• If the house is a shoe-free house please remember that other people will want to use the entrance without tripping over the shoes you left in the middle of the doorway and breaking their necks! 

    • If you found the time to rinse it, you could have found the time to wash it! 
    • Tell your hostess you are available to help her. Then if your hostess needs help she’ll ask for it, and appreciate your not popping into the kitchen eight times in an hour to ask ‘need any help?’ Let’s face it – you hope she’ll say no and she knows it. And your mission was the lavatory anyway. 
    • While she is busy preparing your dinner your hostess does not need to hear the story of how your Aunt Jemima got stuck in a toilet bowl. 
    • If you have children, please advise your hostess in advance of their weird culinary peculiarities. You might be used to churning out six different unplanned dinners a day for the little wretches – your hostess is most probably not. 
    • Suss the joint. Is this a tidy house or is it not? If it is tidy, it is obvious that dumping your possessions on the dining room table, the buffet, the coffee table, the side tables, the kitchen counters, and vacant floor spaces will not be appreciated. 
    • Understand what ‘peace and quiet’ means. Grant your hostess a little very valuable quiet time now and then. A half hour with a book a couple of times a day will suffice. She’s worked hardbefore your visit – and will work hard during your visit and when you have gone – so give her a break. Sit down occasionally and shut up! 
    • Leave the house. Your hostess has her everyday chores to attend to in addition to caring for your needs. So go for a drive, or go for a walk, or visit a local attraction or the shops, and give her some space. After all, she might need to use her Veet. 
    • If you use something – browse through the book-shelves – make a cup of tea – read a magazine – put it back where you found it! 
    • Please leave the bathroom, bedroom, and recreation areas as you found them. Example: if you blew up the Lilo, let the air out and fold it up as you found it. 
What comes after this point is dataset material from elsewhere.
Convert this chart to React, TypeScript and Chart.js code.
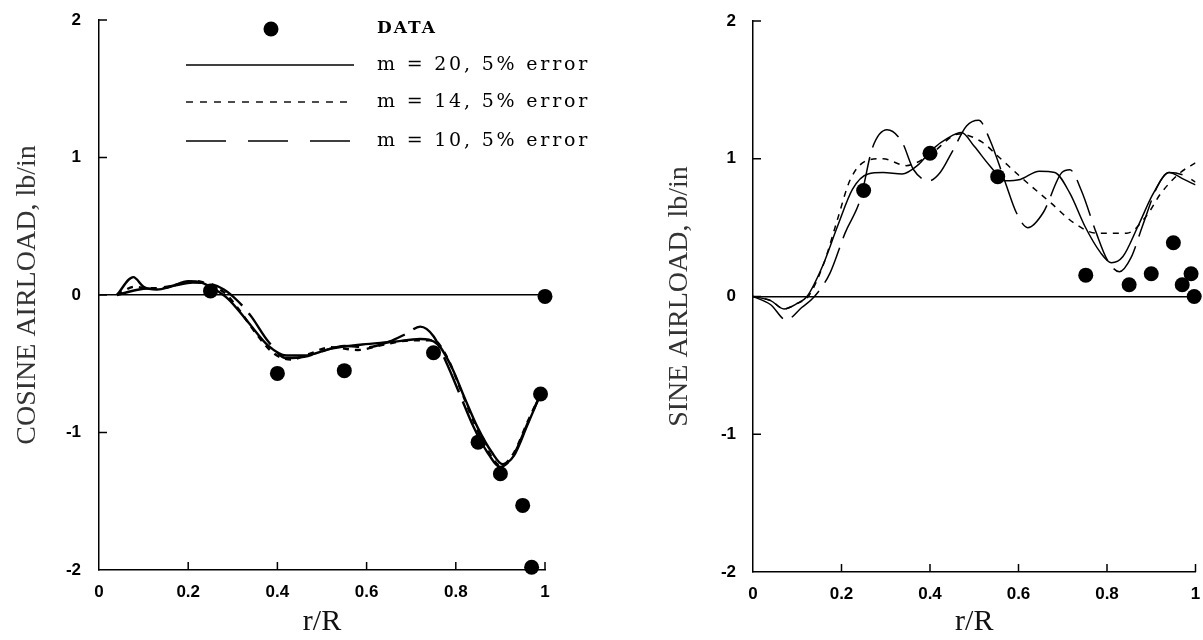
import React, { useEffect, useRef } from "react";
import { Chart, registerables } from "chart.js";
Chart.register(...registerables);

// ---- tick labels ----
const xTickLabels = ["0", "0.2", "0.4", "0.6", "0.8", "1"];
const yTickLabels = ["-2", "-1", "0", "1", "2"];

// ---- legend ----
const legendLabels = ["DATA", "m = 20, 5% error", "m = 14, 5% error", "m = 10, 5% error"];

// ---- COSINE (left) ----
const cosDataR = [0.25, 0.40, 0.55, 0.75, 0.85, 0.90, 0.95, 0.97, 0.99, 1.0];
const cosDataV = [0.03, -0.57, -0.55, -0.42, -1.07, -1.30, -1.53, -1.98, -0.72, -0.01];

const cosM20R = [0.04, 0.077, 0.10, 0.13, 0.16, 0.20, 0.23, 0.26, 0.29, 0.33, 0.38, 0.42, 0.46, 0.52, 0.59, 0.66, 0.72, 0.76, 0.79, 0.82, 0.85, 0.88, 0.905, 0.93, 0.96, 0.99];
const cosM20V = [0.0, 0.13, 0.06, 0.04, 0.06, 0.10, 0.09, 0.04, -0.03, -0.18, -0.37, -0.44, -0.44, -0.39, -0.36, -0.34, -0.32, -0.36, -0.52, -0.75, -0.97, -1.14, -1.23, -1.17, -0.95, -0.72];

const cosM14R = [0.04, 0.08, 0.11, 0.14, 0.18, 0.22, 0.25, 0.28, 0.31, 0.35, 0.39, 0.43, 0.47, 0.52, 0.58, 0.64, 0.70, 0.75, 0.78, 0.81, 0.84, 0.87, 0.90, 0.93, 0.96, 0.99];
const cosM14V = [0.0, 0.06, 0.05, 0.05, 0.08, 0.10, 0.07, 0.02, -0.09, -0.27, -0.42, -0.47, -0.43, -0.38, -0.40, -0.36, -0.33, -0.33, -0.45, -0.68, -0.92, -1.12, -1.24, -1.15, -0.93, -0.72];

const cosM10R = [0.04, 0.09, 0.13, 0.17, 0.21, 0.25, 0.28, 0.31, 0.34, 0.38, 0.42, 0.46, 0.50, 0.55, 0.60, 0.65, 0.69, 0.72, 0.75, 0.78, 0.81, 0.84, 0.87, 0.90, 0.93, 0.96, 0.99];
const cosM10V = [0.0, 0.04, 0.05, 0.07, 0.09, 0.08, 0.04, -0.04, -0.15, -0.34, -0.46, -0.45, -0.41, -0.37, -0.38, -0.34, -0.28, -0.23, -0.30, -0.50, -0.73, -0.96, -1.14, -1.25, -1.16, -0.94, -0.72];

// ---- SINE (right) ----
const sinDataR = [0.25, 0.40, 0.553, 0.752, 0.85, 0.90, 0.95, 0.97, 0.99, 0.997];
const sinDataV = [0.77, 1.04, 0.87, 0.155, 0.085, 0.165, 0.39, 0.085, 0.165, 0.0];

const sinM20R = [0, 0.04, 0.07, 0.10, 0.122, 0.157, 0.191, 0.225, 0.26, 0.294, 0.337, 0.371, 0.406, 0.44, 0.471, 0.50, 0.535, 0.57, 0.604, 0.647, 0.682, 0.716, 0.75, 0.785, 0.81, 0.836, 0.87, 0.905, 0.94, 0.974, 1.0];
const sinM20V = [0, -0.03, -0.09, -0.05, 0.0, 0.22, 0.51, 0.78, 0.89, 0.90, 0.89, 0.95, 1.07, 1.15, 1.19, 1.09, 0.95, 0.84, 0.85, 0.91, 0.90, 0.75, 0.51, 0.32, 0.245, 0.29, 0.51, 0.75, 0.90, 0.85, 0.81];

const sinM14R = [0, 0.04, 0.07, 0.10, 0.125, 0.16, 0.19, 0.22, 0.26, 0.294, 0.346, 0.40, 0.466, 0.518, 0.553, 0.604, 0.673, 0.725, 0.776, 0.845, 0.888, 0.922, 0.966, 1.0];
const sinM14V = [0, -0.03, -0.09, -0.05, 0.0, 0.24, 0.55, 0.85, 0.99, 1.0, 0.95, 1.03, 1.18, 1.12, 1.02, 0.87, 0.68, 0.535, 0.46, 0.46, 0.58, 0.75, 0.90, 0.97];

const sinM10R = [0, 0.04, 0.075, 0.11, 0.139, 0.174, 0.208, 0.243, 0.27, 0.303, 0.337, 0.363, 0.398, 0.423, 0.45, 0.483, 0.51, 0.535, 0.57, 0.595, 0.621, 0.656, 0.698, 0.716, 0.742, 0.776, 0.80, 0.828, 0.854, 0.88, 0.914, 0.94, 0.974, 1.0];
const sinM10V = [0, -0.06, -0.17, -0.08, 0.0, 0.17, 0.46, 0.71, 1.08, 1.21, 1.12, 0.92, 0.84, 0.90, 1.05, 1.24, 1.28, 1.14, 0.83, 0.61, 0.50, 0.61, 0.90, 0.92, 0.77, 0.46, 0.27, 0.18, 0.28, 0.51, 0.80, 0.90, 0.88, 0.83];

const SHORT_DASH = [6, 6];
const LONG_DASH = [38, 10];

const pts = (r: number[], v: number[]) => r.map((x, i) => ({ x, y: v[i] }));

const innerTicks = {
  id: "innerTicks",
  afterDraw(chart: any) {
    const { ctx, chartArea } = chart;
    const xs = chart.scales.x;
    const ys = chart.scales.y;
    ctx.save();
    ctx.strokeStyle = "#000";
    ctx.lineWidth = 1.5;
    xs.ticks.forEach((t: any) => {
      if (Math.abs(t.value) < 1e-9) return;
      const px = xs.getPixelForValue(t.value);
      ctx.beginPath();
      ctx.moveTo(px, chartArea.bottom);
      ctx.lineTo(px, chartArea.bottom - 8);
      ctx.stroke();
    });
    ys.ticks.forEach((t: any) => {
      if (t.value === -2) return;
      const py = ys.getPixelForValue(t.value);
      ctx.beginPath();
      ctx.moveTo(chartArea.left, py);
      ctx.lineTo(chartArea.left + 8, py);
      ctx.stroke();
    });
    ctx.restore();
  },
};

const legendPlugin = {
  id: "customLegend",
  afterDraw(chart: any) {
    const { ctx, chartArea } = chart;
    const L = chartArea.left;
    const T = chartArea.top;
    const x0 = L + 87;
    const x1 = L + 255;
    const tx = L + 278;
    const rows = [T + 9, T + 45, T + 82, T + 121];
    ctx.save();
    ctx.fillStyle = "#000";
    ctx.strokeStyle = "#000";
    ctx.beginPath();
    ctx.arc(L + 172, rows[0], 7.5, 0, Math.PI * 2);
    ctx.fill();
    const dashes = [[], [7, 7], [40, 22]];
    for (let i = 0; i < 3; i++) {
      ctx.setLineDash(dashes[i]);
      ctx.lineWidth = 1.4;
      ctx.beginPath();
      ctx.moveTo(x0, rows[i + 1]);
      ctx.lineTo(x1, rows[i + 1]);
      ctx.stroke();
    }
    ctx.setLineDash([]);
    ctx.textBaseline = "middle";
    ctx.textAlign = "left";
    (ctx as any).letterSpacing = "2px";
    ctx.font = 'bold 17px "DejaVu Serif"';
    ctx.fillText(legendLabels[0], tx, rows[0]);
    (ctx as any).letterSpacing = "2.8px";
    ctx.font = '19px "DejaVu Serif"';
    for (let i = 1; i < 4; i++) ctx.fillText(legendLabels[i], tx, rows[i]);
    (ctx as any).letterSpacing = "0px";
    ctx.restore();
  },
};

function makeConfig(opts: {
  dataR: number[]; dataV: number[];
  m20: [number[], number[]]; m14: [number[], number[]]; m10: [number[], number[]];
  lineWidth: number; yTitle: string;
  padTop: number; padRight: number; yWidth: number; xHeight: number;
  yTitlePad: number; yTickPad: number; legend: boolean;
}) {
  const lineBase = {
    showLine: true,
    pointRadius: 0,
    borderColor: "#000",
    backgroundColor: "#000",
    borderWidth: opts.lineWidth,
    cubicInterpolationMode: "monotone",
    fill: false,
  };
  return {
    type: "scatter",
    data: {
      datasets: [
        {
          label: legendLabels[0],
          data: pts(opts.dataR, opts.dataV),
          pointRadius: 7.5,
          pointBackgroundColor: "#000",
          pointBorderWidth: 0,
          showLine: false,
          clip: false,
        },
        { ...lineBase, label: legendLabels[1], data: pts(opts.m20[0], opts.m20[1]) },
        { ...lineBase, label: legendLabels[2], data: pts(opts.m14[0], opts.m14[1]), borderDash: SHORT_DASH },
        { ...lineBase, label: legendLabels[3], data: pts(opts.m10[0], opts.m10[1]), borderDash: LONG_DASH },
      ],
    },
    options: {
      animation: false,
      responsive: false,
      maintainAspectRatio: false,
      events: [],
      layout: { padding: { left: 0, top: opts.padTop, right: opts.padRight, bottom: 0 } },
      plugins: { legend: { display: false }, tooltip: { enabled: false } },
      scales: {
        x: {
          type: "linear",
          min: 0,
          max: 1,
          ticks: {
            stepSize: 0.2,
            padding: 12,
            color: "#000",
            font: { family: '"Liberation Sans"', size: 17, weight: "bold" },
            maxRotation: 0,
            autoSkip: false,
            callback: (_v: any, i: number) => xTickLabels[i],
          },
          grid: { drawTicks: false, color: "rgba(0,0,0,0)" },
          border: { display: true, color: "#000", width: 1.5 },
          title: {
            display: true,
            text: "r/R",
            color: "#111",
            font: { family: '"Liberation Serif"', size: 30 },
            padding: { top: 0, bottom: 0 },
          },
          afterFit: (s: any) => {
            s.height = opts.xHeight;
            s.paddingLeft = 0;
            s.paddingRight = 0;
          },
        },
        y: {
          type: "linear",
          min: -2,
          max: 2,
          ticks: {
            stepSize: 1,
            padding: opts.yTickPad,
            color: "#000",
            font: { family: '"Liberation Sans"', size: 17, weight: "bold" },
            autoSkip: false,
            callback: (_v: any, i: number) => yTickLabels[i],
          },
          grid: {
            drawTicks: false,
            lineWidth: 1.5,
            color: (c: any) => (c.tick && c.tick.value === 0 ? "#000" : "rgba(0,0,0,0)"),
          },
          border: { display: true, color: "#000", width: 1.5 },
          title: {
            display: true,
            text: opts.yTitle,
            color: "#333",
            font: { family: '"Liberation Serif"', size: 28 },
            padding: { top: opts.yTitlePad, bottom: 0 },
          },
          afterFit: (s: any) => {
            s.width = opts.yWidth;
            s.paddingTop = 0;
            s.paddingBottom = 0;
          },
        },
      },
    },
    plugins: opts.legend ? [innerTicks, legendPlugin] : [innerTicks],
  } as any;
}

export default function App() {
  const leftRef = useRef<HTMLCanvasElement>(null);
  const rightRef = useRef<HTMLCanvasElement>(null);

  useEffect(() => {
    const left = new Chart(
      leftRef.current as HTMLCanvasElement,
      makeConfig({
        dataR: cosDataR, dataV: cosDataV,
        m20: [cosM20R, cosM20V], m14: [cosM14R, cosM14V], m10: [cosM10R, cosM10V],
        lineWidth: 2.4, yTitle: "COSINE AIRLOAD, lb/in",
        padTop: 20, padRight: 56, yWidth: 99, xHeight: 70,
        yTitlePad: 11, yTickPad: 18, legend: true,
      })
    );
    const right = new Chart(
      rightRef.current as HTMLCanvasElement,
      makeConfig({
        dataR: sinDataR, dataV: sinDataV,
        m20: [sinM20R, sinM20V], m14: [sinM14R, sinM14V], m10: [sinM10R, sinM10V],
        lineWidth: 1.5, yTitle: "SINE AIRLOAD, lb/in",
        padTop: 21, padRight: 2, yWidth: 152, xHeight: 68,
        yTitlePad: 62, yTickPad: 17, legend: false,
      })
    );
    return () => {
      left.destroy();
      right.destroy();
    };
  }, []);

  return (
    <div style={{ position: "absolute", left: 0, top: 0, width: 1203, height: 640, background: "#fff", overflow: "hidden" }}>
      <canvas ref={leftRef} width={601} height={640} style={{ position: "absolute", left: 0, top: 0, width: 601, height: 640 }} />
      <canvas ref={rightRef} width={602} height={640} style={{ position: "absolute", left: 601, top: 0, width: 602, height: 640 }} />
    </div>
  );
}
    • If you have to smoke, kindly do it in the garden and up-wind of the house. If you are one of those 10% who actually think to empty the ashtray of butts, please do so in the big lined bin outside the kitchen door; not inside in that little bin for the garden scraps. If you are one of the 5% who, rather than place it in the sink, might actually think of washing the ashtray, please do so while your hostess is sitting comfortably – so she won’t hurt herself when she faints. 
    • You are not going to have to pay the power bill. Whether or not you are in the habit of leaving lights, fans, and sundry other electric appliances on in your own home, please remember to ‘turn it off’ in someone else’s. 
    • If there is something wrong with your bedroom or en-suite don’t suffer in silence. If the door to the garden won’t lock properly, or the faucet springs a leak – tell your hosts. You are not being a nuisance. It’s their house and they need to know what is wrong and correct it. 
    • Remember – as Benjamin Franklin said…Fish and house guests smell after three days.